Song Meaning
These lyrics open with a quiet, almost hesitant observation: "We travel single, oh / Maybe we're lucky / But I don't know." It immediately establishes a sense of questioning, a speaker weighing the perceived freedom of solitude against an unspoken longing. The initial tone is one of wistful uncertainty, not outright loneliness, but a subtle doubt about the path chosen.
The central tension emerges from a sharp contrast. The speaker notes the collective care of "them" – where "just let one kid fall down / And seven mothers faint" – before circling back to their own ambiguous happiness: "I guess we're both happy / But maybe, we ain't." This sets up a profound paradox: "We're children, needing other children / And yet letting a grown-up pride / Hide all the need inside / Acting more like children than children." It's a cutting insight into how adult ego often prevents the very connections we crave, making us less mature, not more.

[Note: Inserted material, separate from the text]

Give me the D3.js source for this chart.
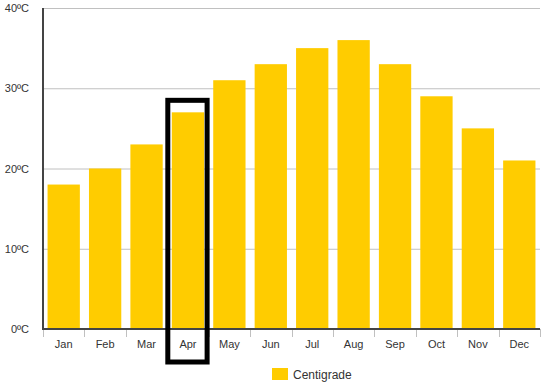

The repeated declaration, "People who need people / Are the luckiest people in the world," anchors the entire piece. What makes this refrain so impactful is how it's earned. It doesn't arrive as a platitude; instead, it follows the initial skepticism and the candid admission of hidden need. This structure transforms a simple statement into a hard-won truth, suggesting that vulnerability, not self-sufficiency, is the real path to fortune.

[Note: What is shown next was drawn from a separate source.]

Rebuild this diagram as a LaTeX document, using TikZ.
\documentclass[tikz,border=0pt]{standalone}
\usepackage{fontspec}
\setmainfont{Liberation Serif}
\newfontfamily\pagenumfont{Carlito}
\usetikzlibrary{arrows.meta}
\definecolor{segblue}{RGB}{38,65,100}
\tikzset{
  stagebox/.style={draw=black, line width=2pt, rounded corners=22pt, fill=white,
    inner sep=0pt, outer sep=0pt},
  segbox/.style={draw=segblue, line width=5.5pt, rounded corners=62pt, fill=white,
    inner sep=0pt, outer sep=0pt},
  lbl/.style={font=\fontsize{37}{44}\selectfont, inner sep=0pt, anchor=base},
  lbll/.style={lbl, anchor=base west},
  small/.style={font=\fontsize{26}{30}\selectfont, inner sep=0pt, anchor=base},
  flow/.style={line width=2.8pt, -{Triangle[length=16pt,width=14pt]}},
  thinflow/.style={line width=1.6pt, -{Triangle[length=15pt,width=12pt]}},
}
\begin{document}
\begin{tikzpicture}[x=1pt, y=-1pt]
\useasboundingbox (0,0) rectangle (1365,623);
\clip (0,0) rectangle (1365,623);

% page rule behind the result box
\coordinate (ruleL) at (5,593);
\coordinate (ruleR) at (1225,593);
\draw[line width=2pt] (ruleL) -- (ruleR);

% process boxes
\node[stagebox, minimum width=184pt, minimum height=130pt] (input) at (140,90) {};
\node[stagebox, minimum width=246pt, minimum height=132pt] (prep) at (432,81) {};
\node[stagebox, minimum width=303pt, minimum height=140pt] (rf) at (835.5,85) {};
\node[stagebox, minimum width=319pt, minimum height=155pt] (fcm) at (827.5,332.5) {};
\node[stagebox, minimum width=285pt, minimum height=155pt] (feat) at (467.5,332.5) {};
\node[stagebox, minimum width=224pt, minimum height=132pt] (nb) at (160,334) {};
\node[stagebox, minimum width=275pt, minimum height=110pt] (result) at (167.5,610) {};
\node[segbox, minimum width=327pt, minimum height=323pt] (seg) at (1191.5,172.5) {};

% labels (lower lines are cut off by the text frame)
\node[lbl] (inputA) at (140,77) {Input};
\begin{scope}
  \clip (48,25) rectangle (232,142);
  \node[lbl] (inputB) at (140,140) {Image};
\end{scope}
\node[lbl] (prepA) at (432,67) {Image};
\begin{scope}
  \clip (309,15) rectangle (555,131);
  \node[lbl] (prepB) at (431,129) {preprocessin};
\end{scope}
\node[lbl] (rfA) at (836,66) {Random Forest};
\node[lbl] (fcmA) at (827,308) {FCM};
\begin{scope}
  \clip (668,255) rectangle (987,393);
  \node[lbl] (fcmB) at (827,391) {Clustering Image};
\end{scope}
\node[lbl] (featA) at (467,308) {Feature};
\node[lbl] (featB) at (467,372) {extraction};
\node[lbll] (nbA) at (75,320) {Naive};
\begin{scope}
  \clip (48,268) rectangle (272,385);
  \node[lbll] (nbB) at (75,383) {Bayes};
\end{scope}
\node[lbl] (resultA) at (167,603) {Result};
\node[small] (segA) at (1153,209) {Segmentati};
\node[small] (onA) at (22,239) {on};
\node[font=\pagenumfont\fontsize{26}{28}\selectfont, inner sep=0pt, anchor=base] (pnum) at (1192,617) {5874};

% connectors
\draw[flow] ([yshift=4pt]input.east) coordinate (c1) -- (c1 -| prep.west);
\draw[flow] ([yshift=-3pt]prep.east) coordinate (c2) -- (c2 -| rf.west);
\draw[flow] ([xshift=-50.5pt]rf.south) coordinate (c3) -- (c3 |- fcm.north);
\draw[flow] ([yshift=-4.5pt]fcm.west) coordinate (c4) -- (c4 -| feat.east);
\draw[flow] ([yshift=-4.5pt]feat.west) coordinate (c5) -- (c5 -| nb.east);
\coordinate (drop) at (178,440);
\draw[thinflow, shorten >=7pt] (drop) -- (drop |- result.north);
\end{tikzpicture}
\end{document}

Ultimately, the lyrics build to the idea of lovers as "very special people," finding completion where "you were half, now you're whole." This powerful imagery of fulfillment, of no more "hunger and thirst," is presented not as a given, but as a reward for those who first embrace the fundamental human condition: being a person who needs people. It's a compelling argument for the courage it takes to admit our interdependence, making the eventual connection feel all the more profound.